The Chauncey Bailey Project, News Report, Thomas Peele and Bob Butler
http://news.newamericamedia.org/news
OAKLAND, Calif.--About 7:10 p.m. March 23, 2000, on Holly Street near 73rd Avenue in East Oakland, a man named Jerry Andrew Amaro III bought two "dimes" of what he thought was rock cocaine from undercover police officers posing as drug dealers.
When the officers went to arrest Amaro, 38, he ran and was tackled before he surrendered.
Then, according to officers who have read Internal Affairs documents about the matter, Lt. Edward Poulson kicked Amaro several times in the ribs as he lay on the ground.
About a month later, Amaro died of complications from broken ribs, according to a coroner's report. His body was found surrounded by drug paraphernalia on the dirt floor of a friend's basement April 21, 2000, according to police documents.
An envelope containing X-rays of his broken ribs was found near his body.
Amaro told several people he was beaten by police, including a doctor who treated him April 17, 2000.
He had been treated several times at a free clinic but declined hospitalization, perhaps because of a drug addiction, according to police documents.
An autopsy showed that Amaro had five ribs that were healing after blunt force trauma to his chest and that he had died of pneumonia and a collapsed left lung, according to documents.
Then-homicide Sgt. Gus Galindo investigated the case aggressively, according to his 12 pages of case notes obtained by the Chauncey Bailey Project. He interviewed Poulson and six others present during the arrest. Each said they saw no one strike Amaro.
But when the Internal Affairs Division began investigating the matter, the same officers who told Galindo there was no use of force changed their stories. They said Poulson had kicked Amaro and had told them to say Amaro wasn't assaulted, according to officers who have read documents about the case.
Eventually, Internal Affairs investigators recommended Poulson be fired for the failure to be truthful, for telling the officers to lie and for interfering in an Internal Affairs investigation.
Then-Chief Richard Word downgraded the discipline to a two-week suspension without pay. Word said in a recent interview he could not discuss why he didn't follow the recommendation and fire Poulson, citing confidentiality laws.
Civil rights lawyer John Burris said late Thursday he looked into Amaro's death shortly after it happened but couldn't get enough facts to bring a case on behalf of his family.
"Now it turns out there might have been a real cover-up that could have prevented me from getting info, and I'm pleased that in the very least it's surfacing now," Burris said.

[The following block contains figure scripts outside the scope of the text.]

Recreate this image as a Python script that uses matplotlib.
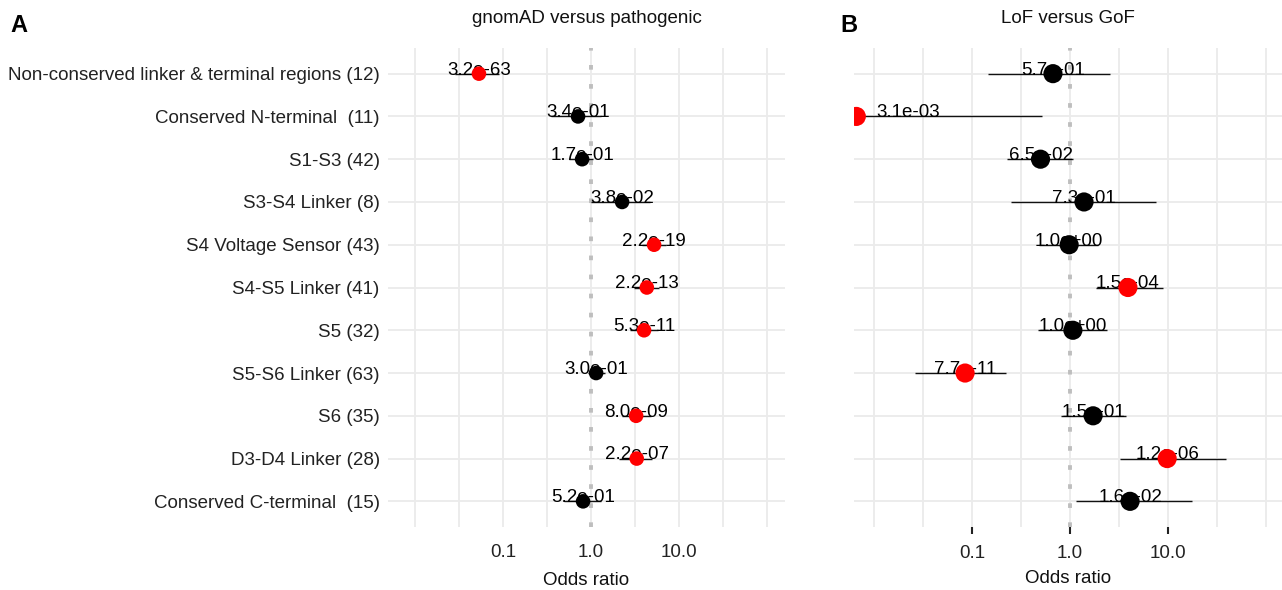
import numpy as np
import matplotlib.pyplot as plt

plt.rcParams['font.family'] = ['Liberation Sans', 'DejaVu Sans']

regions = ["Non-conserved linker & terminal regions (12)", "Conserved N-terminal  (11)",
           "S1-S3 (42)", "S3-S4 Linker (8)", "S4 Voltage Sensor (43)", "S4-S5 Linker (41)",
           "S5 (32)", "S5-S6 Linker (63)", "S6 (35)", "D3-D4 Linker (28)",
           "Conserved C-terminal  (15)"]

# panel A: gnomAD versus pathogenic
or_a = [0.053, 0.71, 0.79, 2.25, 5.2, 4.3, 4.0, 1.14, 3.25, 3.3, 0.81]
lo_a = [0.0285, 0.35, 0.56, 1.0, 3.8, 3.1, 2.8, 0.93, 2.25, 2.1, 0.49]
hi_a = [0.090, 1.30, 1.05, 4.7, 7.1, 5.9, 5.8, 1.44, 4.8, 4.9, 1.3]
p_a = ["3.2e-63", "3.4e-01", "1.7e-01", "3.8e-02", "2.2e-19", "2.2e-13",
       "5.3e-11", "3.0e-01", "8.0e-09", "2.2e-07", "5.2e-01"]

# panel B: LoF versus GoF
or_b = [0.67, 0.0066, 0.50, 1.39, 0.98, 3.9, 1.07, 0.085, 1.72, 9.8, 4.1]
lo_b = [0.145, 0.0002, 0.23, 0.25, 0.48, 1.84, 0.47, 0.026, 0.81, 3.2, 1.15]
hi_b = [2.56, 0.52, 1.07, 7.5, 1.93, 8.9, 2.4, 0.22, 3.7, 39.0, 17.6]
p_b = ["5.7e-01", "3.1e-03", "6.5e-02", "7.3e-01", "1.0e+00", "1.5e-04",
       "1.0e+00", "7.7e-11", "1.5e-01", "1.2e-06", "1.6e-02"]

ticks = [0.1, 1.0, 10.0]
tick_labels = ["0.1", "1.0", "10.0"]

W, H = 1282, 590
FS = 13.5
fig = plt.figure(figsize=(W / 100, H / 100), dpi=100)


def panel(left, right, xlo, xhi, ors, los, his, ps, title, msize, show_y, show_ticks):
    ax = fig.add_axes([left / W, 1 - 527 / H, (right - left) / W, 479 / H])
    ax.set_xscale('log')
    ax.set_xlim(10 ** xlo, 10 ** xhi)
    ax.set_ylim(11.6, 0.4)
    y = np.arange(1, len(regions) + 1)

    # grid: majors at decades, minors at half decades
    for e in np.arange(-2, 2.01, 0.5):
        ax.axvline(10 ** e, color='#EBEBEB', lw=1.3, zorder=0)
    for yy in y:
        ax.axhline(yy, color='#EBEBEB', lw=1.3, zorder=0)
    ax.axvline(1.0, color='#BEBEBE', lw=2.8, dashes=(1.2, 3.7), zorder=1)

    ax.hlines(y, los, his, color='#111111', lw=1.0, zorder=2)
    ax.scatter(ors, y, s=msize, c=['red' if float(p) < 0.01 else 'black' for p in ps],
               zorder=4, linewidths=0)
    for yi, o, p in zip(y, ors, ps):
        lx = max(np.log10(o), xlo + 0.55)
        ax.text(10 ** lx, yi + 0.02, p, ha='center', va='baseline',
                fontsize=FS, color='black', zorder=3)

    for s in ax.spines.values():
        s.set_visible(False)
    ax.set_xticks(ticks)
    ax.set_xticklabels(tick_labels)
    ax.xaxis.set_minor_locator(plt.NullLocator())
    ax.tick_params(axis='x', labelsize=FS, labelcolor='#222222',
                   pad=8 if show_ticks else 12,
                   length=5 if show_ticks else 0, width=1.5, color='#222222')
    ax.set_yticks(y)
    if show_y:
        ax.set_yticklabels(regions)
        ax.tick_params(axis='y', labelsize=FS, labelcolor='#222222', length=0, pad=6)
    else:
        ax.set_yticklabels([])
        ax.tick_params(axis='y', length=0)
    ax.set_xlabel("Odds ratio", fontsize=FS, color='#111111',
                  labelpad=6 if show_ticks else 8)
    ax.set_title(title, fontsize=FS, color='#111111', pad=18)
    return ax


panel(388, 785, -2.31, 2.205, or_a, lo_a, hi_a, p_a, "gnomAD versus pathogenic", 110, True, False)
panel(854, 1282, -2.204, 2.163, or_b, lo_b, hi_b, p_b, "LoF versus GoF", 190, False, True)

fig.text(10 / W, 1 - 25 / H, "A", fontsize=17, fontweight='bold', va='center')
fig.text(840 / W, 1 - 25 / H, "B", fontsize=17, fontweight='bold', va='center')

fig.savefig("out.png", dpi=100)
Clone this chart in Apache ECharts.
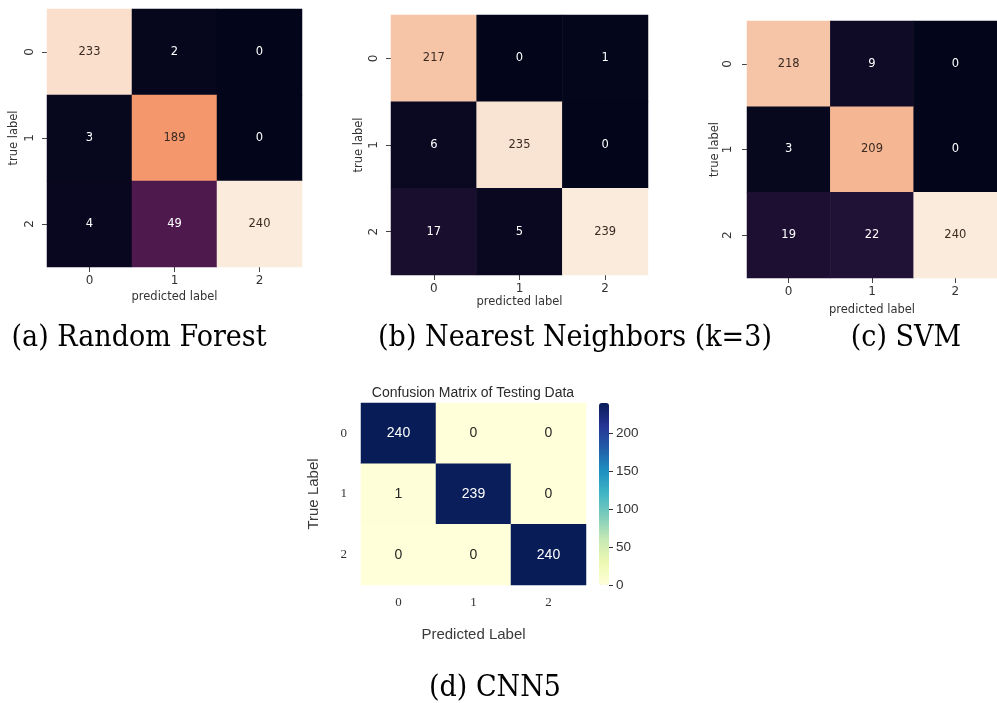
<!DOCTYPE html>
<html>
<head>
<meta charset="utf-8">
<script src="https://cdn.jsdelivr.net/npm/echarts@6/dist/echarts.min.js"></script>
<style>
  html, body { margin: 0; padding: 0; background: #ffffff; }
  #chart { width: 997px; height: 703px; }
</style>
</head>
<body>
<div id="chart"></div>
<script>
// Class labels shared by every confusion matrix (rows = true, columns = predicted)
const classLabels = ['0', '1', '2'];

// Confusion matrices
const rfMatrix  = [[233, 2, 0], [3, 189, 0], [4, 49, 240]];
const knnMatrix = [[217, 0, 1], [6, 235, 0], [17, 5, 239]];
const svmMatrix = [[218, 9, 0], [3, 209, 0], [19, 22, 240]];
const cnnMatrix = [[240, 0, 0], [1, 239, 0], [0, 0, 240]];

// Colour bar tick values for the CNN panel
const colorbarTicks = [0, 50, 100, 150, 200];

// Panel captions and titles
const captions = ['(a) Random Forest', '(b) Nearest Neighbors (k=3)', '(c) SVM', '(d) CNN5'];
const cnnTitle = 'Confusion Matrix of Testing Data';

// Colour maps (evenly spaced stops)
const rocketStops = ['#03051A', '#231238', '#4C1A4D', '#701F57', '#A11A5B', '#CB1B4F',
                     '#E8403E', '#F37A52', '#F49B70', '#F6C1A2', '#FAEBDD'];
const ylgnbuStops = ['#FFFFD9', '#EDF8B1', '#C7E9B4', '#7FCDBB', '#41B6C4',
                     '#1D91C0', '#225EA8', '#253494', '#081D58'];

function hexToRgb(h) {
  return [1, 3, 5].map(i => parseInt(h.slice(i, i + 2), 16));
}
function sampleStops(stops, t) {
  t = Math.max(0, Math.min(1, t));
  const pos = t * (stops.length - 1);
  const i = Math.min(Math.floor(pos), stops.length - 2);
  const f = pos - i;
  const a = hexToRgb(stops[i]), b = hexToRgb(stops[i + 1]);
  return a.map((v, k) => v + (b[k] - v) * f);
}
function luminance(rgb) {
  const c = rgb.map(v => {
    v /= 255;
    return v <= 0.03928 ? v / 12.92 : Math.pow((v + 0.055) / 1.055, 2.4);
  });
  return 0.2126 * c[0] + 0.7152 * c[1] + 0.0722 * c[2];
}

// Convert a matrix into heatmap items; annotation colour follows the cell brightness
function toCells(matrix, stops, dark) {
  const flat = matrix.flat();
  const lo = Math.min(...flat), hi = Math.max(...flat);
  const cells = [];
  matrix.forEach((row, r) => {
    row.forEach((v, c) => {
      const lum = luminance(sampleStops(stops, (v - lo) / (hi - lo)));
      cells.push({ value: [c, r, v], label: { color: lum > 0.408 ? dark : '#ffffff' } });
    });
  });
  return { cells, lo, hi };
}

const rocketPanels = [
  { matrix: rfMatrix,  grid: { left: 47,  top: 9,  width: 255, height: 258 },
    yMargin: 11, yNameGap: 27, xMargin: 8, xNameGap: 24 },
  { matrix: knnMatrix, grid: { left: 391, top: 15, width: 257, height: 260 },
    yMargin: 11, yNameGap: 26, xMargin: 8, xNameGap: 20 },
  { matrix: svmMatrix, grid: { left: 747, top: 21, width: 258, height: 257 },
    yMargin: 13, yNameGap: 26, xMargin: 8, xNameGap: 26 }
];

const sansSmall = 'DejaVu Sans';
const grids = [], xAxes = [], yAxes = [], series = [], visualMaps = [];

rocketPanels.forEach((p, i) => {
  grids.push(Object.assign({ containLabel: false }, p.grid));
  const tick = { show: true, alignWithLabel: true, length: 5, lineStyle: { color: '#444', width: 1 } };
  xAxes.push({
    type: 'category', gridIndex: i, data: classLabels, position: 'bottom',
    axisLine: { show: false }, axisTick: tick, splitLine: { show: false },
    axisLabel: { margin: p.xMargin, fontFamily: sansSmall, fontSize: 12, color: '#333' },
    name: 'predicted label', nameLocation: 'middle', nameGap: p.xNameGap,
    nameTextStyle: { fontFamily: sansSmall, fontSize: 11.5, color: '#333' }
  });
  yAxes.push({
    type: 'category', gridIndex: i, data: classLabels, inverse: true, position: 'left',
    axisLine: { show: false }, axisTick: tick, splitLine: { show: false },
    axisLabel: { margin: p.yMargin, rotate: 90, fontFamily: sansSmall, fontSize: 12, color: '#333' },
    name: 'true label', nameLocation: 'middle', nameGap: p.yNameGap, nameRotate: 90,
    nameTextStyle: { fontFamily: sansSmall, fontSize: 11.5, color: '#333' }
  });
  const d = toCells(p.matrix, rocketStops, '#3a2a22');
  series.push({
    type: 'heatmap', xAxisIndex: i, yAxisIndex: i, data: d.cells,
    label: { show: true, formatter: q => q.value[2], fontFamily: sansSmall, fontSize: 11.5 },
    emphasis: { disabled: true }, itemStyle: { borderWidth: 0 }
  });
  visualMaps.push({
    type: 'continuous', show: false, seriesIndex: i, dimension: 2,
    min: d.lo, max: d.hi, inRange: { color: rocketStops }
  });
});

// CNN panel
const cnnGrid = { left: 361, top: 403, width: 225, height: 182 };
grids.push(cnnGrid);
xAxes.push({
  type: 'category', gridIndex: 3, data: classLabels, position: 'bottom',
  axisLine: { show: false }, axisTick: { show: false }, splitLine: { show: false },
  axisLabel: { margin: 11, fontFamily: 'Liberation Serif', fontSize: 13, color: '#333' },
  name: 'Predicted Label', nameLocation: 'middle', nameGap: 42,
  nameTextStyle: { fontFamily: 'Liberation Sans', fontSize: 15, color: '#3a3a3a' }
});
yAxes.push({
  type: 'category', gridIndex: 3, data: classLabels, inverse: true, position: 'left',
  axisLine: { show: false }, axisTick: { show: false }, splitLine: { show: false },
  axisLabel: { margin: 14, fontFamily: 'Liberation Serif', fontSize: 13, color: '#333' },
  name: 'True Label', nameLocation: 'middle', nameGap: 40, nameRotate: 90,
  nameTextStyle: { fontFamily: 'Liberation Sans', fontSize: 15, color: '#3a3a3a' }
});
const cnn = toCells(cnnMatrix, ylgnbuStops, '#262626');
series.push({
  type: 'heatmap', xAxisIndex: 3, yAxisIndex: 3, data: cnn.cells,
  label: { show: true, formatter: q => q.value[2], fontFamily: 'Liberation Sans', fontSize: 14 },
  emphasis: { disabled: true }, itemStyle: { borderWidth: 0 }
});
const barBox = { left: 599, top: 403, width: 10, height: 182 };
visualMaps.push({
  type: 'continuous', show: true, seriesIndex: 3, dimension: 2,
  min: cnn.lo, max: cnn.hi, inRange: { color: ylgnbuStops },
  orient: 'vertical', align: 'left', left: barBox.left, top: barBox.top, padding: 0,
  itemWidth: barBox.width, itemHeight: barBox.height,
  calculable: false, hoverLink: false, text: null, showLabel: false
});

// Colour bar scale: the axis covers the ticked part of the bar (0 .. last tick)
const tickTop = colorbarTicks[colorbarTicks.length - 1];
const scaleSpan = barBox.height * (tickTop - cnn.lo) / (cnn.hi - cnn.lo);
grids.push({
  left: barBox.left, width: barBox.width,
  top: barBox.top + barBox.height - scaleSpan, height: scaleSpan
});
xAxes.push({ type: 'value', gridIndex: 4, show: false });
yAxes.push({
  type: 'value', gridIndex: 4, position: 'right', z: 10,
  min: colorbarTicks[0], max: tickTop, interval: colorbarTicks[1] - colorbarTicks[0],
  axisLine: { show: false, onZero: false }, splitLine: { show: false },
  axisTick: { show: true, inside: false, length: 4, lineStyle: { color: '#333', width: 1 } },
  axisLabel: { margin: 7, fontFamily: 'Liberation Sans', fontSize: 13.5, color: '#333' }
});

// Captions and title
const captionPos = [[139, 338], [575, 338], [906, 338], [495, 688]];
const graphics = captions.map((t, i) => ({
  type: 'text', x: captionPos[i][0], y: captionPos[i][1], scaleY: 1.1, silent: true,
  style: { text: t, fill: '#000', font: '27px "DejaVu Serif"', textAlign: 'center', textVerticalAlign: 'middle' }
}));
graphics.push({
  type: 'text', x: 473, y: 393, silent: true,
  style: { text: cnnTitle, fill: '#2b2b2b', font: '14px "Liberation Sans"', textAlign: 'center', textVerticalAlign: 'middle' }
});

const chart = echarts.init(document.getElementById('chart'), null, { renderer: 'canvas' });
chart.setOption({
  backgroundColor: '#ffffff',
  animation: false,
  grid: grids,
  xAxis: xAxes,
  yAxis: yAxes,
  visualMap: visualMaps,
  series: series,
  graphic: graphics
});
</script>
</body>
</html>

"It was a very unsatisfying experience for me," Burris added. "I had the sense that he had been killed by the police but couldn't get the info to corroborate that. I felt really bad for the family, and they were so adamant. I didn't walk away feeling like I had done my job."
Amaro's survivors could not be reached late Thursday.
Oakland Tribune reporter Kamika Dunlap contributed to this report.